# DATASET EXTRACT
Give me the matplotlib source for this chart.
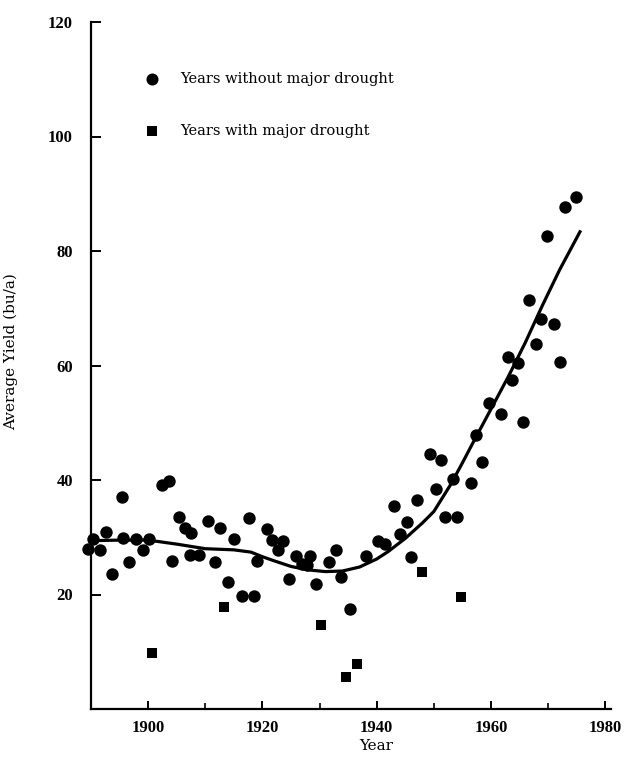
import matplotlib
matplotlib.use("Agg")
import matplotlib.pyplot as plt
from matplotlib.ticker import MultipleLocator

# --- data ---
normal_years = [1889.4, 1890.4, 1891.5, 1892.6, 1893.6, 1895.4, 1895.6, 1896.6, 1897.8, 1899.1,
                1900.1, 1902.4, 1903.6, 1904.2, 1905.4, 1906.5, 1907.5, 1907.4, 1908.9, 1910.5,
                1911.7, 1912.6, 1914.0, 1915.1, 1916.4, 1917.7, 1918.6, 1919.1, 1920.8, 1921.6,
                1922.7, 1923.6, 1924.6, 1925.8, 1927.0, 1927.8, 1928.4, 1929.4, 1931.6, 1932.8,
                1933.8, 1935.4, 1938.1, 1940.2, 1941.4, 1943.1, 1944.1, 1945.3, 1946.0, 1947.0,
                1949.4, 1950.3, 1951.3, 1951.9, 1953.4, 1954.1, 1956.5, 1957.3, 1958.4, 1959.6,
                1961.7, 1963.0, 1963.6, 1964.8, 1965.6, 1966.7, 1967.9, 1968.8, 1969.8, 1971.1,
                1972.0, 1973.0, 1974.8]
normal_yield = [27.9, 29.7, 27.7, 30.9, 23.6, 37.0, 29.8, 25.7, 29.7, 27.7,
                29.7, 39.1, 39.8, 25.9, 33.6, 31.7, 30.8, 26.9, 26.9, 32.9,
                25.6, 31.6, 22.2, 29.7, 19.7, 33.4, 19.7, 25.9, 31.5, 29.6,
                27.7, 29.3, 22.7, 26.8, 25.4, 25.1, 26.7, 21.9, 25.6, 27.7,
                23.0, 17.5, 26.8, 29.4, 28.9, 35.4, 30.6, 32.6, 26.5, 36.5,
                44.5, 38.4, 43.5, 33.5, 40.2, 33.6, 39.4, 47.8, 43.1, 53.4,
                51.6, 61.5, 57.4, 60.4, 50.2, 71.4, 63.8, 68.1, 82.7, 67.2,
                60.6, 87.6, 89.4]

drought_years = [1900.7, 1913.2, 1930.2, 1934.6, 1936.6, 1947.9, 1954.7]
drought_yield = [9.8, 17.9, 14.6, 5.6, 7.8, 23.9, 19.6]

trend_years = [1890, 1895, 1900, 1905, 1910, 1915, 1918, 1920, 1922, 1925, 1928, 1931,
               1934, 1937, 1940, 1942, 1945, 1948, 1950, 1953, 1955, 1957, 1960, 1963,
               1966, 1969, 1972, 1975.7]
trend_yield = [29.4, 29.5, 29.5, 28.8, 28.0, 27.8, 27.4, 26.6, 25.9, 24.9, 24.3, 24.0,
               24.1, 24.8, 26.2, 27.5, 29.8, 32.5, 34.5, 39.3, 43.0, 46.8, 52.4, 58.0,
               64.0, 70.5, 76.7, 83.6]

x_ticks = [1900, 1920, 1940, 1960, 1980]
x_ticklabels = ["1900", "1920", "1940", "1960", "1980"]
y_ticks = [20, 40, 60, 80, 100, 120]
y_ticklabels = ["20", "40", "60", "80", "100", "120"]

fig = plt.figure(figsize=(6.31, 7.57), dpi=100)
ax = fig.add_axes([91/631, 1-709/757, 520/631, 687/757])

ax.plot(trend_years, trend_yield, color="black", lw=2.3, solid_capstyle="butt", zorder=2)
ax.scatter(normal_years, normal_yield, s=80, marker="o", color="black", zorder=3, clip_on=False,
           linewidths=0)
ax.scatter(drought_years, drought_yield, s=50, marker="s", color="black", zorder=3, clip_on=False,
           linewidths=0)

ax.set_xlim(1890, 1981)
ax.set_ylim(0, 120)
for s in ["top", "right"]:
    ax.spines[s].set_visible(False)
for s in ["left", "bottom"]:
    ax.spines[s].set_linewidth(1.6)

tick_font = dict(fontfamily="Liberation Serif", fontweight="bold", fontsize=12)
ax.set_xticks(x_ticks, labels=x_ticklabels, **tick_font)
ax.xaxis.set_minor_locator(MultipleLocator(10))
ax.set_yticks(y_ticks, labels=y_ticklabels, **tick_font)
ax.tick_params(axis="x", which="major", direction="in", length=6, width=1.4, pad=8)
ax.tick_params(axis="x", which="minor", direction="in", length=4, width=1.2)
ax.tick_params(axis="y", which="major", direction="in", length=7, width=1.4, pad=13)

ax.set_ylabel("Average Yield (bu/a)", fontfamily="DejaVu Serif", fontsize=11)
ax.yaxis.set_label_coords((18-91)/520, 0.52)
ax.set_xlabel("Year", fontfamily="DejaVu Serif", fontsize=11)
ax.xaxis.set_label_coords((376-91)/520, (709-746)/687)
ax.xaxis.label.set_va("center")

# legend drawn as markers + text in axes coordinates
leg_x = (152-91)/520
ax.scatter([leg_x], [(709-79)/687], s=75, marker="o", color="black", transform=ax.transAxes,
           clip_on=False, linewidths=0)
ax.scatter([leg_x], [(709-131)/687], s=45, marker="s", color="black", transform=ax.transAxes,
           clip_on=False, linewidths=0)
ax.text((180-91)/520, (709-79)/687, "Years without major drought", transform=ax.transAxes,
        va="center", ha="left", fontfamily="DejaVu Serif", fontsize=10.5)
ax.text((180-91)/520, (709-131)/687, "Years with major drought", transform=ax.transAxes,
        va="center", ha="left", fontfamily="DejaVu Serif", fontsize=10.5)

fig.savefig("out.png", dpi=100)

# TASK DIRECTIONS
Print the complete listing exactly as it stands, without its pictures.

# OUTPUT
Give me the matplotlib source for this chart.
import matplotlib
matplotlib.use("Agg")
import matplotlib.pyplot as plt
from matplotlib.ticker import MultipleLocator

# --- data ---
normal_years = [1889.4, 1890.4, 1891.5, 1892.6, 1893.6, 1895.4, 1895.6, 1896.6, 1897.8, 1899.1,
                1900.1, 1902.4, 1903.6, 1904.2, 1905.4, 1906.5, 1907.5, 1907.4, 1908.9, 1910.5,
                1911.7, 1912.6, 1914.0, 1915.1, 1916.4, 1917.7, 1918.6, 1919.1, 1920.8, 1921.6,
                1922.7, 1923.6, 1924.6, 1925.8, 1927.0, 1927.8, 1928.4, 1929.4, 1931.6, 1932.8,
                1933.8, 1935.4, 1938.1, 1940.2, 1941.4, 1943.1, 1944.1, 1945.3, 1946.0, 1947.0,
                1949.4, 1950.3, 1951.3, 1951.9, 1953.4, 1954.1, 1956.5, 1957.3, 1958.4, 1959.6,
                1961.7, 1963.0, 1963.6, 1964.8, 1965.6, 1966.7, 1967.9, 1968.8, 1969.8, 1971.1,
                1972.0, 1973.0, 1974.8]
normal_yield = [27.9, 29.7, 27.7, 30.9, 23.6, 37.0, 29.8, 25.7, 29.7, 27.7,
                29.7, 39.1, 39.8, 25.9, 33.6, 31.7, 30.8, 26.9, 26.9, 32.9,
                25.6, 31.6, 22.2, 29.7, 19.7, 33.4, 19.7, 25.9, 31.5, 29.6,
                27.7, 29.3, 22.7, 26.8, 25.4, 25.1, 26.7, 21.9, 25.6, 27.7,
                23.0, 17.5, 26.8, 29.4, 28.9, 35.4, 30.6, 32.6, 26.5, 36.5,
                44.5, 38.4, 43.5, 33.5, 40.2, 33.6, 39.4, 47.8, 43.1, 53.4,
                51.6, 61.5, 57.4, 60.4, 50.2, 71.4, 63.8, 68.1, 82.7, 67.2,
                60.6, 87.6, 89.4]

drought_years = [1900.7, 1913.2, 1930.2, 1934.6, 1936.6, 1947.9, 1954.7]
drought_yield = [9.8, 17.9, 14.6, 5.6, 7.8, 23.9, 19.6]

trend_years = [1890, 1895, 1900, 1905, 1910, 1915, 1918, 1920, 1922, 1925, 1928, 1931,
               1934, 1937, 1940, 1942, 1945, 1948, 1950, 1953, 1955, 1957, 1960, 1963,
               1966, 1969, 1972, 1975.7]
trend_yield = [29.4, 29.5, 29.5, 28.8, 28.0, 27.8, 27.4, 26.6, 25.9, 24.9, 24.3, 24.0,
               24.1, 24.8, 26.2, 27.5, 29.8, 32.5, 34.5, 39.3, 43.0, 46.8, 52.4, 58.0,
               64.0, 70.5, 76.7, 83.6]

x_ticks = [1900, 1920, 1940, 1960, 1980]
x_ticklabels = ["1900", "1920", "1940", "1960", "1980"]
y_ticks = [20, 40, 60, 80, 100, 120]
y_ticklabels = ["20", "40", "60", "80", "100", "120"]

fig = plt.figure(figsize=(6.31, 7.57), dpi=100)
ax = fig.add_axes([91/631, 1-709/757, 520/631, 687/757])

ax.plot(trend_years, trend_yield, color="black", lw=2.3, solid_capstyle="butt", zorder=2)
ax.scatter(normal_years, normal_yield, s=80, marker="o", color="black", zorder=3, clip_on=False,
           linewidths=0)
ax.scatter(drought_years, drought_yield, s=50, marker="s", color="black", zorder=3, clip_on=False,
           linewidths=0)

ax.set_xlim(1890, 1981)
ax.set_ylim(0, 120)
for s in ["top", "right"]:
    ax.spines[s].set_visible(False)
for s in ["left", "bottom"]:
    ax.spines[s].set_linewidth(1.6)

tick_font = dict(fontfamily="Liberation Serif", fontweight="bold", fontsize=12)
ax.set_xticks(x_ticks, labels=x_ticklabels, **tick_font)
ax.xaxis.set_minor_locator(MultipleLocator(10))
ax.set_yticks(y_ticks, labels=y_ticklabels, **tick_font)
ax.tick_params(axis="x", which="major", direction="in", length=6, width=1.4, pad=8)
ax.tick_params(axis="x", which="minor", direction="in", length=4, width=1.2)
ax.tick_params(axis="y", which="major", direction="in", length=7, width=1.4, pad=13)

ax.set_ylabel("Average Yield (bu/a)", fontfamily="DejaVu Serif", fontsize=11)
ax.yaxis.set_label_coords((18-91)/520, 0.52)
ax.set_xlabel("Year", fontfamily="DejaVu Serif", fontsize=11)
ax.xaxis.set_label_coords((376-91)/520, (709-746)/687)
ax.xaxis.label.set_va("center")

# legend drawn as markers + text in axes coordinates
leg_x = (152-91)/520
ax.scatter([leg_x], [(709-79)/687], s=75, marker="o", color="black", transform=ax.transAxes,
           clip_on=False, linewidths=0)
ax.scatter([leg_x], [(709-131)/687], s=45, marker="s", color="black", transform=ax.transAxes,
           clip_on=False, linewidths=0)
ax.text((180-91)/520, (709-79)/687, "Years without major drought", transform=ax.transAxes,
        va="center", ha="left", fontfamily="DejaVu Serif", fontsize=10.5)
ax.text((180-91)/520, (709-131)/687, "Years with major drought", transform=ax.transAxes,
        va="center", ha="left", fontfamily="DejaVu Serif", fontsize=10.5)

fig.savefig("out.png", dpi=100)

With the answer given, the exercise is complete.